27.03.2020 | Ausgabe 4/2020
Ticagrelor for the primary prevention of stroke in patients with coronary artery disease: a systematic review and meta-analysis of randomized controlled trials
Journal of Thrombosis and Thrombolysis
- Qi Kong, Xin Ma, Xiaoxi Zhao, Fei Chen, Chengbei Hou
Coronary artery disease (CAD) patients had a higher risk of first-ever stroke than general population even when they were on antiplatelet treatment. It was unknown whether more potent antiplatelet inhibitor ticagrelor which also provided adenosine-mediated protection would improve the primary stroke prevention for CAD. PubMed, Embase, Web of Science and CERNTRAL were searched for randomized clinical trials (RCTs) comparing efficacy and safety outcomes of over 30-day use of ticagrelor versus other antiplatelet drugs or placebo in patients with acute or chronic coronary syndrome. RCTs involving patients with any stroke history were excluded. Based on 5 RCTs with 45,843 patients, ticagrelor-involving regimens significantly reduced first-ever strokes (risk ratio [RR] 0.81; 95% confidential interval [CI] 0.71–0.94; I2 = 0%) in comparison to other antiplatelet regimens in CAD, where the benefits in reducing ischemic strokes (IS) (RR 0.80; 95% CI 0.68–0.94; I2 = 0%) was not canceled out by the increase of intracranial hemorrhage (ICH) (RR 1.41; 95% CI 1.05–1.89; I2 = 0%).
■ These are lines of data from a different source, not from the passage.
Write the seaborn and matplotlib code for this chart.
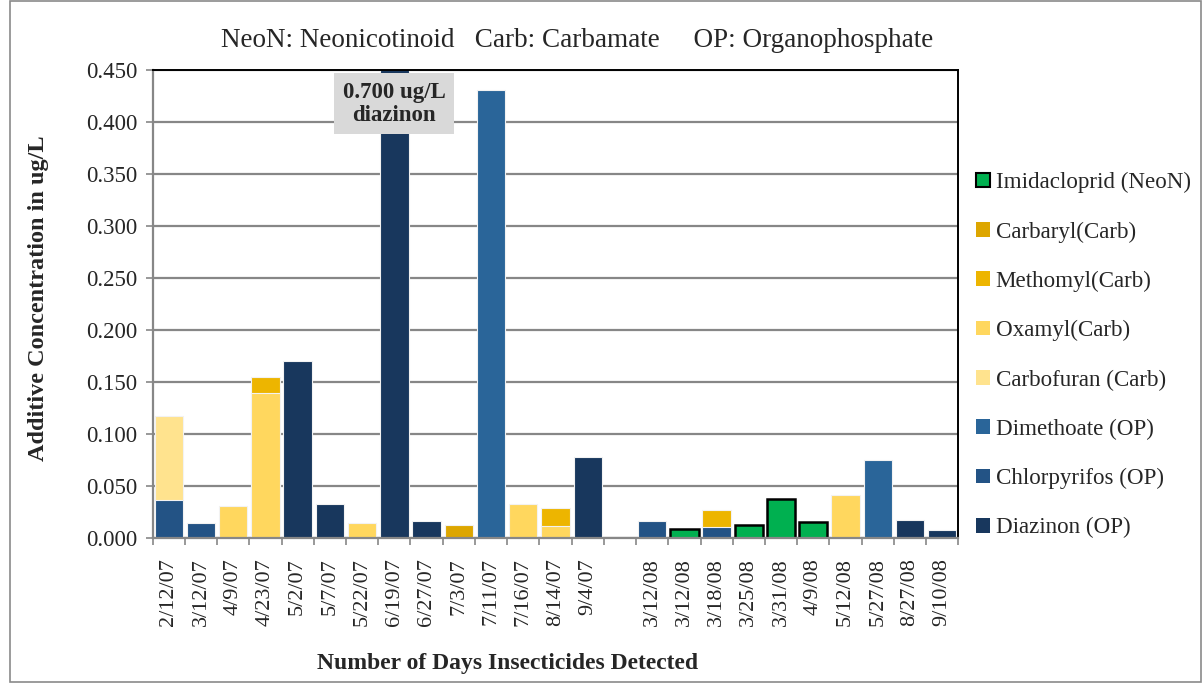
import numpy as np
import pandas as pd
import matplotlib
matplotlib.use("Agg")
import matplotlib.pyplot as plt
from matplotlib.patches import Patch, Rectangle
import seaborn as sns

# ---------------- data ----------------
dates = ["2/12/07", "3/12/07", "4/9/07", "4/23/07", "5/2/07", "5/7/07", "5/22/07",
         "6/19/07", "6/27/07", "7/3/07", "7/11/07", "7/16/07", "8/14/07", "9/4/07",
         "",
         "3/12/08", "3/12/08", "3/18/08", "3/25/08", "3/31/08", "4/9/08", "5/12/08",
         "5/27/08", "8/27/08", "9/10/08"]

# stacking order bottom -> top
series_names = ["Diazinon (OP)", "Chlorpyrifos (OP)", "Dimethoate (OP)", "Carbofuran (Carb)",
                "Oxamyl(Carb)", "Methomyl(Carb)", "Carbaryl(Carb)", "Imidacloprid (NeoN)"]

diazinon     = [0, 0, 0, 0, 0.170, 0.033, 0, 0.700, 0.017, 0, 0, 0, 0, 0.078,
                0, 0, 0, 0, 0, 0, 0, 0, 0, 0.018, 0.008]
chlorpyrifos = [0.037, 0.015, 0, 0, 0, 0, 0, 0, 0, 0, 0, 0, 0, 0,
                0, 0.017, 0, 0.011, 0, 0, 0, 0, 0, 0, 0]
dimethoate   = [0, 0, 0, 0, 0, 0, 0, 0, 0, 0, 0.430, 0, 0, 0,
                0, 0, 0, 0, 0, 0, 0, 0, 0.075, 0, 0]
carbofuran   = [0.081, 0, 0, 0, 0, 0, 0, 0, 0, 0, 0, 0, 0, 0,
                0, 0, 0, 0, 0, 0, 0, 0, 0, 0, 0]
oxamyl       = [0, 0, 0.031, 0.140, 0, 0, 0.015, 0, 0, 0, 0, 0.033, 0.012, 0,
                0, 0, 0, 0, 0, 0, 0, 0.042, 0, 0, 0]
methomyl     = [0, 0, 0, 0.015, 0, 0, 0, 0, 0, 0, 0, 0, 0.017, 0,
                0, 0, 0, 0.016, 0, 0, 0, 0, 0, 0, 0]
carbaryl     = [0, 0, 0, 0, 0, 0, 0, 0, 0, 0.013, 0, 0, 0, 0,
                0, 0, 0, 0, 0, 0, 0, 0, 0, 0, 0]
imidacloprid = [0, 0, 0, 0, 0, 0, 0, 0, 0, 0, 0, 0, 0, 0,
                0, 0, 0.009, 0, 0.013, 0.038, 0.016, 0, 0, 0, 0]

series_values = [diazinon, chlorpyrifos, dimethoate, carbofuran,
                 oxamyl, methomyl, carbaryl, imidacloprid]
series_colors = ["#18375D", "#235385", "#2A6599", "#FFE38E",
                 "#FFD75E", "#EDB500", "#DDA600", "#00B050"]

yticks = [0.0, 0.05, 0.10, 0.15, 0.20, 0.25, 0.30, 0.35, 0.40, 0.45]
title_text = "NeoN: Neonicotinoid   Carb: Carbamate     OP: Organophosphate"
note_text = "0.700 ug/L\ndiazinon"
ylabel = "Additive Concentration in ug/L"
xlabel = "Number of Days Insecticides Detected"

# ---------------- plot ----------------
sns.set_theme(style="white")
plt.rcParams["font.family"] = ["Liberation Serif", "DejaVu Serif"]

fig = plt.figure(figsize=(12.03, 6.83), dpi=100)
ax = fig.add_axes([0.1269, 0.2116, 0.6697, 0.6866])

n = len(dates)
slots = np.arange(n)
vals = np.array(series_values, dtype=float)
cum = np.cumsum(vals, axis=0)

# draw from top layer to bottom so lower segments overlay the cumulative bars
for k in range(len(series_names) - 1, -1, -1):
    mask = vals[k] > 0
    if not mask.any():
        continue
    df = pd.DataFrame({"slot": slots[mask], "h": cum[k][mask]})
    is_imid = series_names[k].startswith("Imidacloprid")
    sns.barplot(data=df, x="slot", y="h", order=list(slots), color=series_colors[k],
                saturation=1, width=0.88, errorbar=None, ax=ax,
                edgecolor="black" if is_imid else "#F2F2F2",
                linewidth=1.8 if is_imid else 0.8)

ax.set_xlim(-0.5, n - 0.5)
ax.set_ylim(0, 0.45)
ax.set_yticks(yticks)
ax.set_yticklabels([f"{v:.3f}" for v in yticks], fontsize=16.5)
ax.yaxis.grid(True, color="#878787", linewidth=1.6)
ax.set_axisbelow(True)

ax.set_xticks(slots)
ax.set_xticklabels(dates, rotation=90, fontsize=16)
ax.set_xticks(np.arange(-0.5, n, 1.0), minor=True)
ax.tick_params(axis="x", which="major", length=0, pad=14)
ax.tick_params(axis="x", which="minor", length=5, width=1.2, color="#878787", bottom=True)
ax.tick_params(axis="y", length=5, width=1.2, color="#878787", left=True, pad=6)
ax.set_xlabel("")
ax.set_ylabel("")

for side in ["left", "bottom"]:
    ax.spines[side].set_color("#878787")
    ax.spines[side].set_linewidth(1.6)
for side in ["top", "right"]:
    ax.spines[side].set_color("black")
    ax.spines[side].set_linewidth(1.4)

ax.text(7, 0.417, note_text, ha="center", va="center", fontsize=16.5, fontweight="bold",
        linespacing=1.1,
        bbox=dict(boxstyle="square,pad=0.38", facecolor="#D9D9D9", edgecolor="none"))

fig.text(0.48, 0.941, title_text, ha="center", va="center", fontsize=19.5)
fig.text(0.0316, 0.563, ylabel, rotation=90, ha="center", va="center",
         fontsize=17.5, fontweight="bold")
fig.text(0.422, 0.029, xlabel, ha="center", va="center", fontsize=17, fontweight="bold")

handles = []
labels = []
for k in range(len(series_names) - 1, -1, -1):
    is_imid = series_names[k].startswith("Imidacloprid")
    handles.append(Patch(facecolor=series_colors[k],
                         edgecolor="black" if is_imid else series_colors[k],
                         linewidth=1.5 if is_imid else 0))
    labels.append(series_names[k])
fig.legend(handles, labels, loc="upper left", bbox_to_anchor=(0.8113, 0.748),
           frameon=False, fontsize=16.6, handlelength=0.6, handleheight=0.6,
           handletextpad=0.25, labelspacing=1.22, borderaxespad=0, borderpad=0)

fig.patches.append(Rectangle((10 / 1203, 1 / 683), 1191 / 1203, 681 / 683,
                             transform=fig.transFigure, fill=False,
                             edgecolor="#8A8A8A", linewidth=1.2))

fig.savefig("out.png", dpi=100)
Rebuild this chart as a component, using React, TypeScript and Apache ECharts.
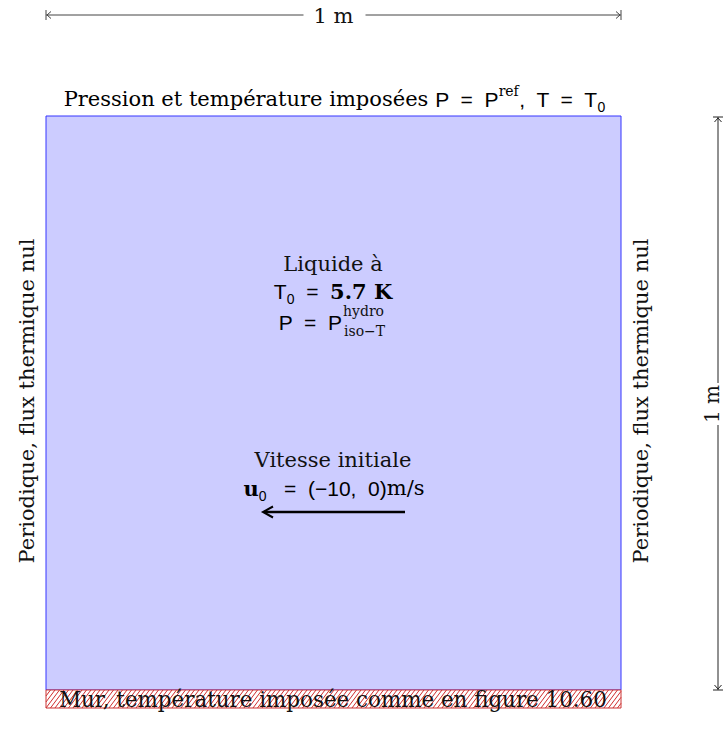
import React, { useEffect, useRef } from "react";
import * as echarts from "echarts";

// ---- data ----
const domainX = [0, 1]; // metres
const domainY = [0, 1]; // metres
const wallThickness = 0.0314; // drawn thickness of the wall band (fraction of domain)
const regionKinds = ["liquid", "wall"];
const regions = [
  [domainX[0], domainX[1], domainY[0], domainY[1], 0],
  [domainX[0], domainX[1], -wallThickness, domainY[0], 1],
];
const dimensionLabel = "1 m";
const topTitle = "Pression et température imposées ";
const sideLabel = "Periodique, flux thermique nul";
const wallLabel = "Mur, température imposée comme en figure 10.60";
const liquidLabel = "Liquide à";
const temperatureValue = "5.7 K";
const velocityTitle = "Vitesse initiale";
const velocityValue = "(−10, 0)";
const velocityUnit = "m/s";

const SERIF = '"DejaVu Serif", "Liberation Serif", serif';
const SANS = '"Liberation Sans", "DejaVu Sans", sans-serif';
const FS = 21;
const SS = 14;

export default function App() {
  const ref = useRef<HTMLDivElement>(null);
  useEffect(() => {
    if (!ref.current) return;
    const chart = echarts.init(ref.current, undefined, { renderer: "svg" });

    const L = 46, R = 621, T = 116, Bliq = 690;
    const cx = (L + R) / 2;
    const dimY = 15;
    const dimX = 718;
    const midY = (T + Bliq) / 2;

    const mathRich = {
      s: { fontFamily: SERIF, fontSize: FS, color: "#111", lineHeight: 30 },
      m: { fontFamily: SANS, fontSize: FS, color: "#111", lineHeight: 30 },
      sup: { fontFamily: SERIF, fontSize: SS, color: "#111", verticalAlign: "top", lineHeight: 26 },
      sub: { fontFamily: SANS, fontSize: SS, color: "#111", verticalAlign: "bottom", lineHeight: 24 },
      b: { fontFamily: SERIF, fontSize: FS, fontWeight: "bold", color: "#111", lineHeight: 30 },
    };

    const graphic: any[] = [
      // top dimension line
      { type: "line", shape: { x1: L, y1: dimY, x2: cx - 30, y2: dimY }, style: { stroke: "#444", lineWidth: 1 } },
      { type: "line", shape: { x1: cx + 32, y1: dimY, x2: R, y2: dimY }, style: { stroke: "#444", lineWidth: 1 } },
      { type: "line", shape: { x1: L, y1: dimY - 5, x2: L, y2: dimY + 5 }, style: { stroke: "#444", lineWidth: 1 } },
      { type: "line", shape: { x1: R, y1: dimY - 5, x2: R, y2: dimY + 5 }, style: { stroke: "#444", lineWidth: 1 } },
      { type: "polyline", shape: { points: [[L + 5, dimY - 3.5], [L + 1, dimY], [L + 5, dimY + 3.5]] }, style: { stroke: "#444", lineWidth: 1, fill: null } },
      { type: "polyline", shape: { points: [[R - 5, dimY - 3.5], [R - 1, dimY], [R - 5, dimY + 3.5]] }, style: { stroke: "#444", lineWidth: 1, fill: null } },
      { type: "text", x: cx, y: dimY + 1, style: { text: dimensionLabel, font: `${FS}px ${SERIF}`, fill: "#111", align: "center", verticalAlign: "middle" } },

      // right dimension line
      { type: "line", shape: { x1: dimX, y1: T + 1, x2: dimX, y2: midY - 20 }, style: { stroke: "#222", lineWidth: 1 } },
      { type: "line", shape: { x1: dimX, y1: midY + 22, x2: dimX, y2: Bliq }, style: { stroke: "#222", lineWidth: 1 } },
      { type: "line", shape: { x1: dimX - 5, y1: T + 1, x2: dimX + 5, y2: T + 1 }, style: { stroke: "#222", lineWidth: 1 } },
      { type: "line", shape: { x1: dimX - 5, y1: Bliq, x2: dimX + 5, y2: Bliq }, style: { stroke: "#222", lineWidth: 1 } },
      { type: "polyline", shape: { points: [[dimX - 3.5, T + 6], [dimX, T + 2], [dimX + 3.5, T + 6]] }, style: { stroke: "#222", lineWidth: 1, fill: null } },
      { type: "polyline", shape: { points: [[dimX - 3.5, Bliq - 5], [dimX, Bliq - 1], [dimX + 3.5, Bliq - 5]] }, style: { stroke: "#222", lineWidth: 1, fill: null } },
      { type: "text", x: dimX - 6, y: midY + 1, rotation: Math.PI / 2, style: { text: dimensionLabel, font: `${FS - 1}px ${SERIF}`, fill: "#111", align: "center", verticalAlign: "middle" } },

      // top title
      {
        type: "text", x: cx + 1, y: 99,
        style: {
          text: `{s|${topTitle}}{m|P  =  P}{sup|ref}{m|,  T  =  T}{sub|0}`,
          rich: mathRich, align: "center", verticalAlign: "middle",
        },
      },

      // side labels
      { type: "text", x: 27, y: 401, rotation: Math.PI / 2, style: { text: sideLabel, font: `${FS}px ${SERIF}`, fill: "#111", align: "center", verticalAlign: "middle" } },
      { type: "text", x: 641, y: 401, rotation: Math.PI / 2, style: { text: sideLabel, font: `${FS}px ${SERIF}`, fill: "#111", align: "center", verticalAlign: "middle" } },

      // liquid block
      { type: "text", x: 333, y: 264, style: { text: liquidLabel, font: `${FS}px ${SERIF}`, fill: "#111", align: "center", verticalAlign: "middle" } },
      {
        type: "text", x: 333, y: 291,
        style: { text: `{m|T}{sub|0}{m|  =  }{b|${temperatureValue}}`, rich: mathRich, align: "center", verticalAlign: "middle" },
      },
      { type: "text", x: 342, y: 322, style: { text: "{m|P  =  P}", rich: mathRich, align: "right", verticalAlign: "middle" } },
      { type: "text", x: 343, y: 311, style: { text: "hydro", font: `${SS}px ${SERIF}`, fill: "#111", align: "left", verticalAlign: "middle" } },
      { type: "text", x: 344, y: 331, style: { text: "iso−T", font: `${SS}px ${SERIF}`, fill: "#111", align: "left", verticalAlign: "middle" } },

      // velocity block
      { type: "text", x: 333, y: 460, style: { text: velocityTitle, font: `${FS}px ${SERIF}`, fill: "#111", align: "center", verticalAlign: "middle" } },
      {
        type: "text", x: 334, y: 488,
        style: { text: `{b|u}{sub|0}{m|   =  (−10,  0)}{s|${velocityUnit}}`, rich: mathRich, align: "center", verticalAlign: "middle" },
      },
      { type: "line", shape: { x1: 405, y1: 512, x2: 264, y2: 512 }, style: { stroke: "#000", lineWidth: 2.3 } },
      { type: "polyline", shape: { points: [[273, 506.5], [263, 512], [273, 517.5]] }, style: { stroke: "#000", lineWidth: 2, fill: null } },

      // wall label
      { type: "text", x: 333, y: 699, style: { text: wallLabel, font: `${FS + 0.4}px ${SERIF}`, fill: "#111", align: "center", verticalAlign: "middle" } },
    ].map((g) => ({ ...g, z: 100 }));

    chart.setOption({
      animation: false,
      grid: { left: L, right: 724 - R, top: T, bottom: 735 - 708 },
      xAxis: { type: "value", min: domainX[0], max: domainX[1], show: false },
      yAxis: { type: "value", min: -wallThickness, max: domainY[1], show: false },
      series: [
        {
          type: "custom",
          coordinateSystem: "cartesian2d",
          clip: false,
          z: 1,
          data: regions,
          renderItem: (params: any, api: any) => {
            const x0 = api.value(0), x1 = api.value(1), y0 = api.value(2), y1 = api.value(3);
            const kind = regionKinds[api.value(4)];
            const p0 = api.coord([x0, y1]);
            const p1 = api.coord([x1, y0]);
            const left = p0[0], top = p0[1], w = p1[0] - p0[0], h = p1[1] - p0[1];
            if (kind === "liquid") {
              return {
                type: "rect",
                shape: { x: left, y: top, width: w, height: h },
                style: { fill: "#ccccff", stroke: "#3535ff", lineWidth: 1 },
              };
            }
            const children: any[] = [
              { type: "rect", shape: { x: left, y: top, width: w, height: h }, style: { fill: "#ffffff", stroke: null } },
            ];
            const step = 4.5;
            const dx = h * 0.75;
            const right = left + w;
            const bottom = top + h;
            for (let xs = left - dx; xs < right; xs += step) {
              let sx = xs, sy = bottom, ex = xs + dx, ey = top;
              if (sx < left) { sy = bottom - (left - sx) * (h / dx); sx = left; }
              if (ex > right) { ey = bottom - (right - xs) * (h / dx); ex = right; }
              children.push({ type: "line", shape: { x1: sx, y1: sy, x2: ex, y2: ey }, style: { stroke: "#c81414", lineWidth: 0.9 } });
            }
            children.push({ type: "rect", shape: { x: left, y: top, width: w, height: h }, style: { fill: null, stroke: "#cc3333", lineWidth: 1 } });
            return { type: "group", children };
          },
        },
      ],
      graphic,
    });
    return () => chart.dispose();
  }, []);
  return <div ref={ref} style={{ width: 724, height: 735, position: "absolute", left: 0, top: 0, background: "#fff" }} />;
}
According to results of subgroup analyses, the protective effects of ticagrelor on first-ever stroke were more significant with treatment duration of more than 1 year, dosage of 60 mg twice daily, and in clinical settings of chronic coronary syndrome. In conclusion, available evidence from aggregate data supported a modest advantage of ticagrelor-involving regimens for the primary stroke prevention in CAD compared with other antiplatelet regimens after the trade-off between reducing IS and inducing ICH, where more benefits might be expected from long-term and low-dose use of ticagrelor among patients with chronic coronary syndrome. Further collaborative meta-analysis of individual participant data from well-designed and statistically-powered trials would be needed to generate high quality evidence on this issue.